Thursday, October 31, 2013

Exclusive: Hollywood sting

FBI investigation of a California political dynasty uncovers alleged bribery and corruption in the shadows of Tinseltown


LOS ANGELES — Ronald Calderon is a powerful state senator in California who holds sway over the glamorous Hollywood movie industry. He is also, according to the Federal Bureau of Investigation, a politician on the take.

A hefty 56-year-old Democrat with salt-and-pepper hair, Calderon has been a red-carpet star in California politics for more than a decade. As an assemblyman and now a state senator representing suburban Los Angeles, he has established a well-earned reputation for spending campaign money and taxpayer funds on himself.

He’s used campaign cash to cover the finer things in life — plush golf outings, lavish trips to Cuba and Las Vegas, meals at exclusive restaurants and hotels. When California offered to purchase cars for the state’s elected officials, Calderon chose the most expensive one: a $54,830 Cadillac STS V8 luxury sedan.

But his days as a big spender may soon be over. The FBI is hot on his trail in an investigation that could become California’s biggest legislative scandal in more than two decades and could signal the downfall of a political dynasty. The FBI employed an undercover sting for more than a year that ended when agents raided the senator’s office in Sacramento in June.
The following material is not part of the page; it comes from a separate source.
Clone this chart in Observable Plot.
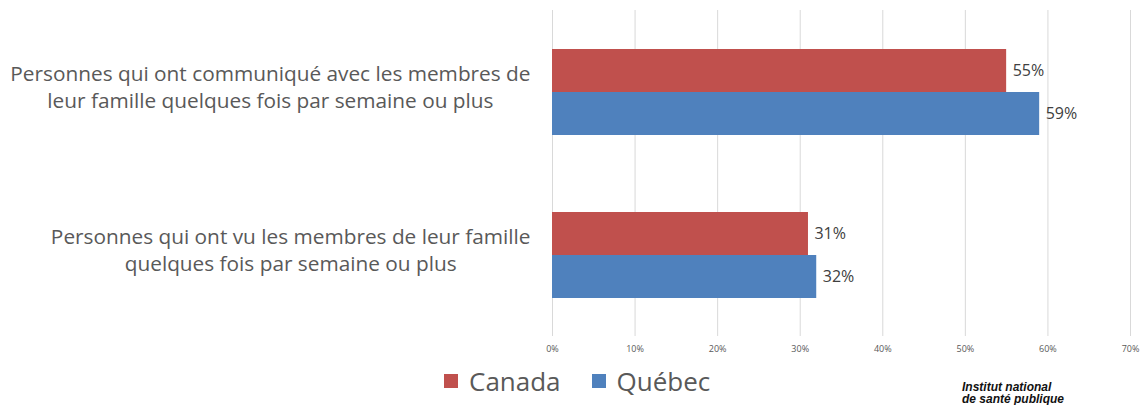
<!DOCTYPE html>
<html><head><meta charset="utf-8">
<script src="https://cdn.jsdelivr.net/npm/d3@7"></script>
<script src="https://cdn.jsdelivr.net/npm/@observablehq/plot@0.6"></script>
<style>
body{margin:0;background:#fff;font-family:"Open Sans",sans-serif;}
#wrap{position:relative;width:1145px;height:405px;overflow:hidden;background:#fff;}
#legend{position:absolute;left:444px;top:364px;display:flex;align-items:center;font-size:26px;color:#595959;line-height:34px;}
#legend .sw{width:14px;height:14px;display:inline-block;margin-right:11px;}
#legend .it{display:flex;align-items:center;margin-right:31px;}
#logo{position:absolute;left:962px;top:381px;font-family:"Liberation Sans",Arial,sans-serif;font-weight:bold;font-style:italic;font-size:12px;line-height:12px;color:#111;white-space:nowrap;}
</style></head><body><div id="wrap"></div>
<script>
const categories = [
  "Personnes qui ont communiqué avec les membres de\nleur famille quelques fois par semaine ou plus",
  "Personnes qui ont vu les membres de leur famille\nquelques fois par semaine ou plus"
];
const series = ["Canada", "Québec"];
const canadaValues = [0.55, 0.31];
const quebecValues = [0.59, 0.32];
const xTicks = [0, 0.1, 0.2, 0.3, 0.4, 0.5, 0.6, 0.7];
const seriesColors = ["#C0504D", "#4F81BD"];
const logoLines = ["Institut national", "de santé publique"];

const rows = [];
categories.forEach((c, i) => {
  rows.push({category: c, series: series[0], value: canadaValues[i]});
  rows.push({category: c, series: series[1], value: quebecValues[i]});
});

const pct = d3.format(".0%");
const labelFont = 20.8;
const ctx = document.createElement("canvas").getContext("2d");
ctx.font = `${labelFont}px "Open Sans"`;
const labelWidth = c => d3.max(c.split("\n"), l => ctx.measureText(l).width);

const labelMarks = categories.map(c => Plot.text([c], {
  fy: d => d, text: d => d, frameAnchor: "left", textAnchor: "middle",
  dx: -(22 + labelWidth(c) / 2), dy: -6, lineHeight: 1.3,
  fontSize: labelFont, fill: "#595959"
}));

const chart = Plot.plot({
  width: 1145, height: 358,
  marginLeft: 552, marginRight: 15, marginTop: 9, marginBottom: 22,
  style: {fontFamily: "'Open Sans', sans-serif", background: "transparent", color: "#595959"},
  x: {domain: [0, 0.7], label: null},
  fy: {domain: categories, padding: 0, axis: null, label: null},
  y: {domain: series, paddingInner: 0, paddingOuter: 0.895, axis: null, label: null},
  color: {domain: series, range: seriesColors},
  marks: [
    Plot.gridX(xTicks, {stroke: "#d9d9d9", strokeOpacity: 1, strokeWidth: 1}),
    Plot.axisX(xTicks, {tickSize: 0, tickPadding: 9, fontSize: 9, fill: "#595959", tickFormat: pct, label: null}),
    Plot.barX(rows, {x: "value", y: "series", fy: "category", fill: "series"}),
    Plot.text(rows, {x: "value", y: "series", fy: "category", text: d => pct(d.value),
      textAnchor: "start", dx: 6, fontSize: 16, fill: "#404040"}),
    ...labelMarks
  ]
});

const wrap = document.getElementById("wrap");
wrap.appendChild(chart);

const legend = document.createElement("div");
legend.id = "legend";
series.forEach((s, i) => {
  const it = document.createElement("span");
  it.className = "it";
  const sw = document.createElement("span");
  sw.className = "sw";
  sw.style.background = seriesColors[i];
  it.appendChild(sw);
  it.appendChild(document.createTextNode(s));
  legend.appendChild(it);
});
wrap.appendChild(legend);

const logo = document.createElement("div");
logo.id = "logo";
logo.innerHTML = logoLines.join("<br>");
wrap.appendChild(logo);
</script></body></html>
Al Jazeera’s Investigative Unit subsequently learned of the secret operation. This account is based on a 124-page affidavit, still under seal, filed by the FBI in U.S. District Court in Sacramento in support of a search warrant used in the raid.

The names of several other senators, including the Senate president and the chair of the California Latino Legislative Caucus, have surfaced in the case, although none has been implicated.

The document lays out a sordid tale of alleged bribery and corruption. Undercover FBI agents posed as independent movie executives interested in taking advantage of a program in which films with budgets of $1 million or more are eligible for special tax credits. The agents, focusing on Calderon, asked the senator to help lower the budget threshold to $500,000. Calderon, who chairs the Senate Select Committee on California's Film and Television Industries, agreed to help lower it to $750,000 but wanted financial assistance provided to his grown children, the affidavit says.

On June 21, 2012, for instance, in a restaurant in Pico Rivera, Calif., outside Los Angeles, Calderon said he could lower the budget threshold if the movie executive would hire his daughter, Jessica.

“There might be a play, you know, to lower the tax credit.” He went on: “Any help you could do for my kids is — you know, that’s diamonds for me.”

The agent agreed to hire Calderon’s daughter for $3,000 a month if the senator could help reduce the movie budget threshold “sooner rather than later.”

They had a deal. Calderon’s wife, Ana, would draw up an employment agreement for Jessica and the movie executive. That written agreement, Calderon said, was “to keep it legit.” The FBI summarized his thinking in the court document: “You never take money directly from people and you have to be careful about a tit-for-tat relationship.”

In reality, the record says, the arrangement was tit-for-tat: There was no work for Jessica, and payments to her were linked to Calderon’s efforts to sponsor favorable legislation. Over the course of the sting operation, the affidavit says, the FBI provided $60,000 to Calderon, much of it through his two children.

For the senator, such arrangements weren’t unusual. Separately, the FBI court filing says, Calderon also used his son, Zachary, to accept kickbacks from a hospital executive, Michael D. Drobot, whose companies have received more than $161 million in state insurance payments. The state has sued Drobot, alleging he was behind “multiple fraudulent schemes.”